Main Tax Issues For Foreign Investor

Provided that a foreign national is permitted to purchase an investment property, the tax rules apply independently from that imposed by other regulatory regimes (eg, FIRB regulations, immigration law, etc). Eddie Chung, Partner, Tax & Advisory, Property & Construction with BDO (QLD) Pty Ltd lists the following issues that every foreign investor needs to know when buying Australian real estate:

1. Tax Residency Status

The determination of tax residency status in Australia is far from straightforward because the rules are not ‘black and white’ and are dependent on the specific facts on a case-by-case basis. If the investor is an Australian tax resident, it is a general rule that their worldwide income is assessable in Australia. In contrast, if the investor is a non-resident, only income sourced in Australia is taxable. Further, these rules must be applied in conjunction with the Double Tax Agreement (DTA), if any, between Australia and the country of residence of the investor, which may modify the tax treatment of the income derived and expenses incurred by the tax payer. These rules are highly complex and professional advice should be obtained.

2. Tax Rates

While Australian tax residents are required to return their worldwide income for Australian tax purposes, they are also entitled to the tax-free threshold and a lower marginal tax rate up to a certain taxable income amount (currently $37,000). Conversely, no tax-free threshold applies to non-residents, which means that they are subject to Australian tax for every dollar they earn that is sourced in Australia. However, any taxable income in excess of the $37,000 will be taxed under the same marginal tax rates applicable to residents. Notwithstanding the above, nonresidents are generally not subject to the Medicare Levy (currently 1.5% of taxable income) while residents are subject to the Medicare Levy by default, unless an exemption applies (eg, if the resident investor derives a war veteran pension).

3. Capital Gain

Irrespective of the tax residency status of the investor, all capital gains derived on Australian properties are taxable in Australia. If the property is held by an individual or a trust for at least 12 months, a 50% capital gains tax (CGT) discount may apply for Australian investors only. Special rules apply to an investor’s CGT assets if there is a change in their residency status. If a non-resident becomes a resident, the CGT assets are taken to be acquired at their original purchase date and a capital gain will only be derived when they are disposed of. If a resident becomes a non-resident, the assets will also be taken to be purchased at their original purchase date but depending on the type of CGT asset involved, the investor may be deemed to have disposed of the asset for its market value at the point of residency change. However, as rental properties are ‘taxable Australian property’, the deemed disposal rules will not apply, which means that any capital gain on the property will only be derived at the point of disposal.

4. Tax Losses

The tax loss rules generally operate in the same fashion regardless of the tax residency status of the investor.
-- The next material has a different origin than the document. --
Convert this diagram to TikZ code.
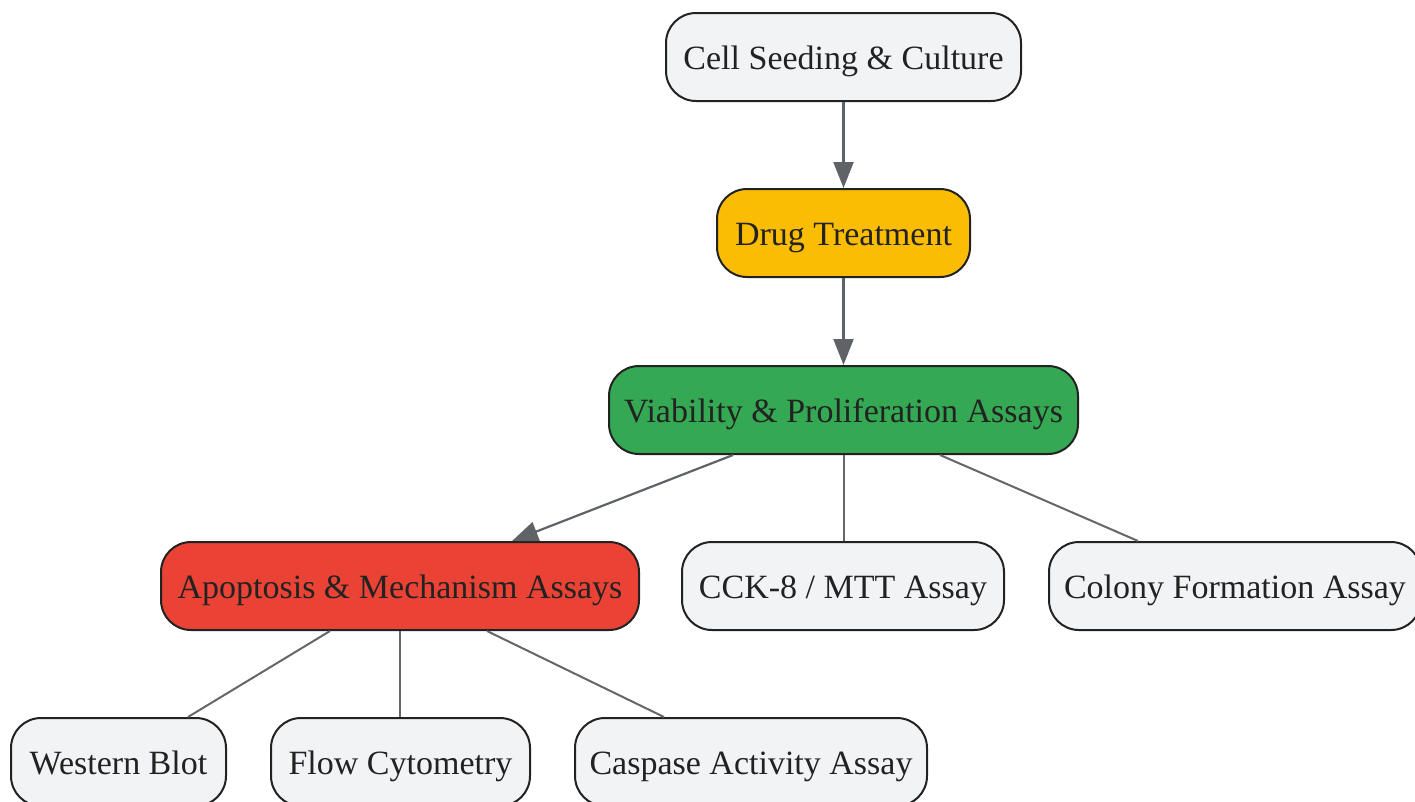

If a foreign investor incurs a revenue loss on an Australian property, the tax loss may be carried forward indefinitely for recoupment against future Australian assessable income and/or capital gain, if any; any capital loss incurred may be carried forward indefinitely but can only be used to offset future capital gains. In the past, tax losses sourced outside of Australia were quarantined. However, from 1 July 2008, foreign losses are no longer quarantined and may be used to offset Australian income. Further, provided that the foreign income is assessable in Australia, debt deductions (eg, interest, borrowing costs, etc) incurred in the course of deriving such income are generally taxdeductible against Australian income, subject to the potential application of the thin capitalisation and transfer pricing rules. Cross-border transactions are generally complex by default. Accordingly, a tax advisor who is either well versed in the tax rules of both jurisdictions or has access to such resources should be consulted.